:: Data extract

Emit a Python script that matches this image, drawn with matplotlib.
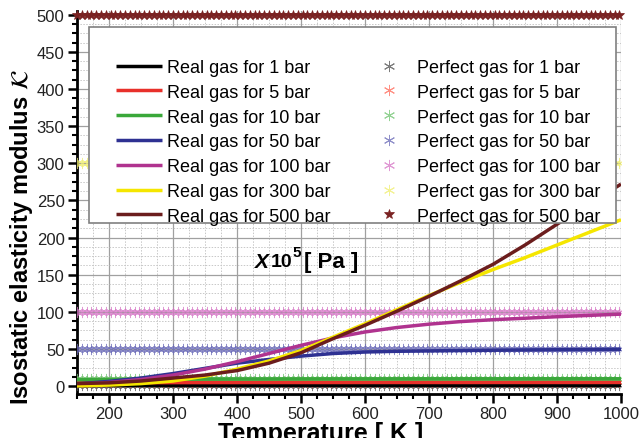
import numpy as np
import matplotlib
matplotlib.use("Agg")
import matplotlib.pyplot as plt
from matplotlib.ticker import MultipleLocator
from matplotlib.patches import Rectangle

plt.rcParams['font.family'] = ['Liberation Sans', 'DejaVu Sans']
plt.rcParams['mathtext.fontset'] = 'dejavusans'

# Pressures of the isotherm families (bar) and their colours
pressures = [1, 5, 10, 50, 100, 300, 500]
line_colors = ['#000000', '#e8302a', '#3aa83a', '#2e3192', '#b0338f', '#f5e600', '#6b1d1d']
marker_colors = ['#505050', '#ff6a5a', '#70c470', '#6a6ab8', '#d677c6', '#f0ee70', '#7a2222']

# Temperatures at which the real-gas modulus is tabulated (K)
temps = [150, 200, 250, 300, 350, 400, 450, 500, 550, 600,
         650, 700, 750, 800, 850, 900, 950, 1000]

# Real-gas isothermal elasticity modulus (x 1e5 Pa)
real_1 = [0.9, 0.93, 0.95, 0.96, 0.97, 0.98, 0.98, 0.99, 0.99, 0.99,
          1.0, 1.0, 1.0, 1.0, 1.0, 1.0, 1.0, 1.0]
real_5 = [4.4, 4.6, 4.7, 4.8, 4.85, 4.9, 4.92, 4.94, 4.95, 4.96,
          4.97, 4.98, 4.98, 4.99, 4.99, 5.0, 5.0, 5.0]
real_10 = [8.6, 9.0, 9.3, 9.5, 9.6, 9.7, 9.75, 9.8, 9.85, 9.88,
           9.9, 9.92, 9.94, 9.95, 9.96, 9.97, 9.98, 9.99]
real_50 = [3.0, 6.5, 11, 17, 24, 31, 36, 40.5, 44, 46,
           47, 47.5, 48, 48.4, 48.8, 49.1, 49.4, 49.7]
real_100 = [2.5, 5, 9, 15, 23, 33, 44, 55, 65, 73,
            79, 83.5, 87, 89.5, 91.5, 93.5, 95.3, 97]
real_300 = [0.5, 1.5, 3.5, 7, 13.5, 23, 34, 48, 66, 84,
            103, 122, 140, 157, 173, 190, 207, 224]
real_500 = [3.5, 4.5, 7, 11, 15, 21, 31, 45, 64, 82,
            101, 121, 142, 164, 190, 218, 245, 272]
real_series = [real_1, real_5, real_10, real_50, real_100, real_300, real_500]

# Temperature grid for the perfect-gas markers
perfect_temps = np.arange(150, 1000.1, 7.5)

W, H = 642, 439
fig = plt.figure(figsize=(W / 100, H / 100), dpi=100)
ax = fig.add_axes([77 / W, 44 / H, (621 - 77) / W, (395 - 12) / H])

ax.set_xlim(150, 1000)
ax.set_ylim(-10.5, 505)

ax.xaxis.set_major_locator(MultipleLocator(100))
ax.xaxis.set_minor_locator(MultipleLocator(25))
ax.yaxis.set_major_locator(MultipleLocator(50))
ax.yaxis.set_minor_locator(MultipleLocator(12.5))

ax.grid(which='major', color='#a0a0a0', lw=0.9, ls='-', zorder=0)
ax.grid(which='minor', color='#c8c8c8', lw=0.7, ls=(0, (1.5, 1.5)), zorder=0)
ax.set_axisbelow(True)

for side in ('top', 'right'):
    ax.spines[side].set_visible(False)
for side in ('left', 'bottom'):
    ax.spines[side].set_linewidth(2.0)
    ax.spines[side].set_color('black')

ax.tick_params(which='major', direction='out', length=6.5, width=1.8,
               labelsize=12, colors='black', labelcolor='#222222', pad=2.5)
ax.tick_params(which='minor', direction='out', length=3.6, width=1.5, colors='black')

real_handles = []
perfect_handles = []

# Perfect gas: modulus equals the pressure
for p, mc in zip(pressures, marker_colors):
    yv = np.full_like(perfect_temps, p, dtype=float)
    if p == 500:
        h, = ax.plot(perfect_temps, yv, ls='none', marker='*', ms=7,
                     mfc=mc, mec=mc, mew=0.5, zorder=3, clip_on=False,
                     label=f'Perfect gas for {p} bar')
    else:
        h, = ax.plot(perfect_temps, yv, ls='none', marker=(6, 2, 0), ms=8,
                     mec=mc, mew=0.7, alpha=0.75, zorder=3,
                     label=f'Perfect gas for {p} bar')
    perfect_handles.append(h)

# Real gas curves
for p, vals, lc in zip(pressures, real_series, line_colors):
    h, = ax.plot(temps, vals, color=lc, lw=2.5, zorder=4,
                 solid_capstyle='butt', label=f'Real gas for {p} bar')
    real_handles.append(h)

# Legend box and its entries
box = Rectangle((89 / W, 1 - 224 / H), (616 - 89) / W, (224 - 28) / H,
                transform=fig.transFigure, facecolor='white',
                edgecolor='#808080', lw=1.2, zorder=5)
fig.add_artist(box)
leg = fig.legend(real_handles + perfect_handles,
                 [h.get_label() for h in real_handles + perfect_handles],
                 ncol=2, loc='upper left',
                 bbox_to_anchor=(116 / W, 1 - 60 / H),
                 fontsize=13, frameon=False, borderpad=0,
                 labelspacing=0.43, handlelength=2.55, handletextpad=0.27,
                 columnspacing=1.95, borderaxespad=0)
leg.set_zorder(6)

# Unit annotation
ax.annotate('X', xy=(428, 168.5), fontsize=15, fontweight='bold',
            fontstyle='italic', ha='left', va='center', zorder=6)
ax.annotate('10', xy=(453, 168.5), fontsize=14, fontweight='bold',
            ha='left', va='center', zorder=6)
ax.annotate('5', xy=(486, 181), fontsize=11, fontweight='bold',
            ha='left', va='center', zorder=6)
ax.annotate('[ Pa ]', xy=(504, 168.5), fontsize=16, fontweight='bold',
            ha='left', va='center', zorder=6)

fig.text(0.033, 0.46, r'Isostatic elasticity modulus $\mathcal{K}$',
         rotation=90, fontsize=17, fontweight='bold', ha='center', va='center')
fig.text(0.5, -0.004, 'Temperature [ K ]', fontsize=18, fontweight='bold',
         ha='center', va='baseline')

fig.savefig('out.png', dpi=100)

::::

* [Aim]: Every line of the data above should be quoted exactly. Omit the pictures.

* [Exercise result]:
Emit a Python script that matches this image, drawn with matplotlib.
import numpy as np
import matplotlib
matplotlib.use("Agg")
import matplotlib.pyplot as plt
from matplotlib.ticker import MultipleLocator
from matplotlib.patches import Rectangle

plt.rcParams['font.family'] = ['Liberation Sans', 'DejaVu Sans']
plt.rcParams['mathtext.fontset'] = 'dejavusans'

# Pressures of the isotherm families (bar) and their colours
pressures = [1, 5, 10, 50, 100, 300, 500]
line_colors = ['#000000', '#e8302a', '#3aa83a', '#2e3192', '#b0338f', '#f5e600', '#6b1d1d']
marker_colors = ['#505050', '#ff6a5a', '#70c470', '#6a6ab8', '#d677c6', '#f0ee70', '#7a2222']

# Temperatures at which the real-gas modulus is tabulated (K)
temps = [150, 200, 250, 300, 350, 400, 450, 500, 550, 600,
         650, 700, 750, 800, 850, 900, 950, 1000]

# Real-gas isothermal elasticity modulus (x 1e5 Pa)
real_1 = [0.9, 0.93, 0.95, 0.96, 0.97, 0.98, 0.98, 0.99, 0.99, 0.99,
          1.0, 1.0, 1.0, 1.0, 1.0, 1.0, 1.0, 1.0]
real_5 = [4.4, 4.6, 4.7, 4.8, 4.85, 4.9, 4.92, 4.94, 4.95, 4.96,
          4.97, 4.98, 4.98, 4.99, 4.99, 5.0, 5.0, 5.0]
real_10 = [8.6, 9.0, 9.3, 9.5, 9.6, 9.7, 9.75, 9.8, 9.85, 9.88,
           9.9, 9.92, 9.94, 9.95, 9.96, 9.97, 9.98, 9.99]
real_50 = [3.0, 6.5, 11, 17, 24, 31, 36, 40.5, 44, 46,
           47, 47.5, 48, 48.4, 48.8, 49.1, 49.4, 49.7]
real_100 = [2.5, 5, 9, 15, 23, 33, 44, 55, 65, 73,
            79, 83.5, 87, 89.5, 91.5, 93.5, 95.3, 97]
real_300 = [0.5, 1.5, 3.5, 7, 13.5, 23, 34, 48, 66, 84,
            103, 122, 140, 157, 173, 190, 207, 224]
real_500 = [3.5, 4.5, 7, 11, 15, 21, 31, 45, 64, 82,
            101, 121, 142, 164, 190, 218, 245, 272]
real_series = [real_1, real_5, real_10, real_50, real_100, real_300, real_500]

# Temperature grid for the perfect-gas markers
perfect_temps = np.arange(150, 1000.1, 7.5)

W, H = 642, 439
fig = plt.figure(figsize=(W / 100, H / 100), dpi=100)
ax = fig.add_axes([77 / W, 44 / H, (621 - 77) / W, (395 - 12) / H])

ax.set_xlim(150, 1000)
ax.set_ylim(-10.5, 505)

ax.xaxis.set_major_locator(MultipleLocator(100))
ax.xaxis.set_minor_locator(MultipleLocator(25))
ax.yaxis.set_major_locator(MultipleLocator(50))
ax.yaxis.set_minor_locator(MultipleLocator(12.5))

ax.grid(which='major', color='#a0a0a0', lw=0.9, ls='-', zorder=0)
ax.grid(which='minor', color='#c8c8c8', lw=0.7, ls=(0, (1.5, 1.5)), zorder=0)
ax.set_axisbelow(True)

for side in ('top', 'right'):
    ax.spines[side].set_visible(False)
for side in ('left', 'bottom'):
    ax.spines[side].set_linewidth(2.0)
    ax.spines[side].set_color('black')

ax.tick_params(which='major', direction='out', length=6.5, width=1.8,
               labelsize=12, colors='black', labelcolor='#222222', pad=2.5)
ax.tick_params(which='minor', direction='out', length=3.6, width=1.5, colors='black')

real_handles = []
perfect_handles = []

# Perfect gas: modulus equals the pressure
for p, mc in zip(pressures, marker_colors):
    yv = np.full_like(perfect_temps, p, dtype=float)
    if p == 500:
        h, = ax.plot(perfect_temps, yv, ls='none', marker='*', ms=7,
                     mfc=mc, mec=mc, mew=0.5, zorder=3, clip_on=False,
                     label=f'Perfect gas for {p} bar')
    else:
        h, = ax.plot(perfect_temps, yv, ls='none', marker=(6, 2, 0), ms=8,
                     mec=mc, mew=0.7, alpha=0.75, zorder=3,
                     label=f'Perfect gas for {p} bar')
    perfect_handles.append(h)

# Real gas curves
for p, vals, lc in zip(pressures, real_series, line_colors):
    h, = ax.plot(temps, vals, color=lc, lw=2.5, zorder=4,
                 solid_capstyle='butt', label=f'Real gas for {p} bar')
    real_handles.append(h)

# Legend box and its entries
box = Rectangle((89 / W, 1 - 224 / H), (616 - 89) / W, (224 - 28) / H,
                transform=fig.transFigure, facecolor='white',
                edgecolor='#808080', lw=1.2, zorder=5)
fig.add_artist(box)
leg = fig.legend(real_handles + perfect_handles,
                 [h.get_label() for h in real_handles + perfect_handles],
                 ncol=2, loc='upper left',
                 bbox_to_anchor=(116 / W, 1 - 60 / H),
                 fontsize=13, frameon=False, borderpad=0,
                 labelspacing=0.43, handlelength=2.55, handletextpad=0.27,
                 columnspacing=1.95, borderaxespad=0)
leg.set_zorder(6)

# Unit annotation
ax.annotate('X', xy=(428, 168.5), fontsize=15, fontweight='bold',
            fontstyle='italic', ha='left', va='center', zorder=6)
ax.annotate('10', xy=(453, 168.5), fontsize=14, fontweight='bold',
            ha='left', va='center', zorder=6)
ax.annotate('5', xy=(486, 181), fontsize=11, fontweight='bold',
            ha='left', va='center', zorder=6)
ax.annotate('[ Pa ]', xy=(504, 168.5), fontsize=16, fontweight='bold',
            ha='left', va='center', zorder=6)

fig.text(0.033, 0.46, r'Isostatic elasticity modulus $\mathcal{K}$',
         rotation=90, fontsize=17, fontweight='bold', ha='center', va='center')
fig.text(0.5, -0.004, 'Temperature [ K ]', fontsize=18, fontweight='bold',
         ha='center', va='baseline')

fig.savefig('out.png', dpi=100)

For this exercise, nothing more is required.